Da hast du sicherlich recht. Ich vermute, dass ich von Französisch, dem Schulfach mein ich, verunsichert wurde. Die Franzosen haben ja oft so satzinitiale Nebensätze mit einem Partizip: Dépitée, elle se battait contre les larmes. (Wenn ich mein Schulfranzösisch noch richtig im Kopf habe; Viererabitur. :( )

Auch lieben Dank den anderen für die Beiträge. Ich sollte mit der Kommasetzung also kritischer sein. Weniger ist manchmal mehr.


Viele Grüße
-- flowrite
Titel: Re: Freiheiten der Kommasetzung bei Adverbialbestimmungen
Beitrag von: Sonnenblumenfee am 12. September 2017, 13:47:14
Ich habe keine Regel dafür an der Hand, obwohl ich sonst einigermaßen Kommata-firm bin, aber ich würde jedenfalls in der von Apehlion genannten Abwandlung ein Komma setzen. Bei den anderen Varianten bin ich mir gerade nicht sicher, tendiere aber auch eher gegen das Komma. In der Aphelion-Variante ist es einfach die Länge des Satzes und die Atempause, die ich da automatisch beim Lesen mache, die für mich das Komma sinnvoll werden lässt, auch wenn ich mir bewusst bin, dass das keine Regeln sind.
Titel: Re: Freiheiten der Kommasetzung bei Adverbialbestimmungen
Beitrag von: Zit am 12. September 2017, 20:07:53
Ich würde Aphelions Beispiel eher so sehen, dass es sich um zwei Hauptsätze handelt und ein Komma daher ganz gut ist an der Stelle.
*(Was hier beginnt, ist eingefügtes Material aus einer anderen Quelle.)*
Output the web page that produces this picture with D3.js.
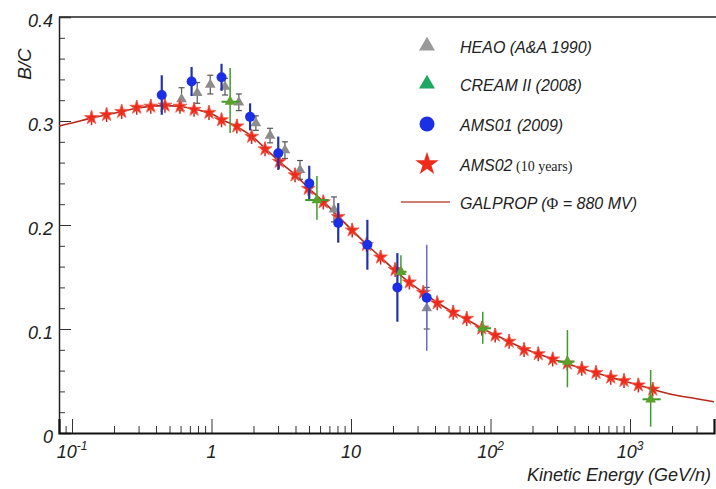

Im Ausgangssatz sehe ich eher einen Tausch der Satzteile: "Sie zog bitter enttäuscht von dannen." (MMn heißt das auch, dass "bitter enttäuscht" die Frage auf "Wie zog sie von dannen?" ist, und nicht "Warum?".) Insofern würde ich da kein Komma setzen.
Titel: Re: Freiheiten der Kommasetzung bei Adverbialbestimmungen
Beitrag von: Sanjani am 17. Februar 2018, 18:54:55
Hallo zusammen,

auf der Suche nach einer Lösung für mein Problem - hmmm, muss hier ein Komma hin? :) Also auf der Suche bin ich auf diesen Thread gestoßen. Ich glaube, ich hab eine ähnliche Konstruktion, fand die Erklärungen hier aber eher verwirrend als hilfreich. Ich kenn mich eigentlich mit Kommata aus, steh aber gerade total auf dem Schlauch. Folgendes habe ich gerade geschrieben:

Zitat
Wie vertraglich vereinbart, erhalten Sie die entsprechende Entschädigungssumme von uns.

Ich hab erst ein Komma hingesetzt, aber beim zweiten Lesen kam es mir fehl am Platz vor. Muss da nun eins hin oder nicht? Kann mir jemand helfen?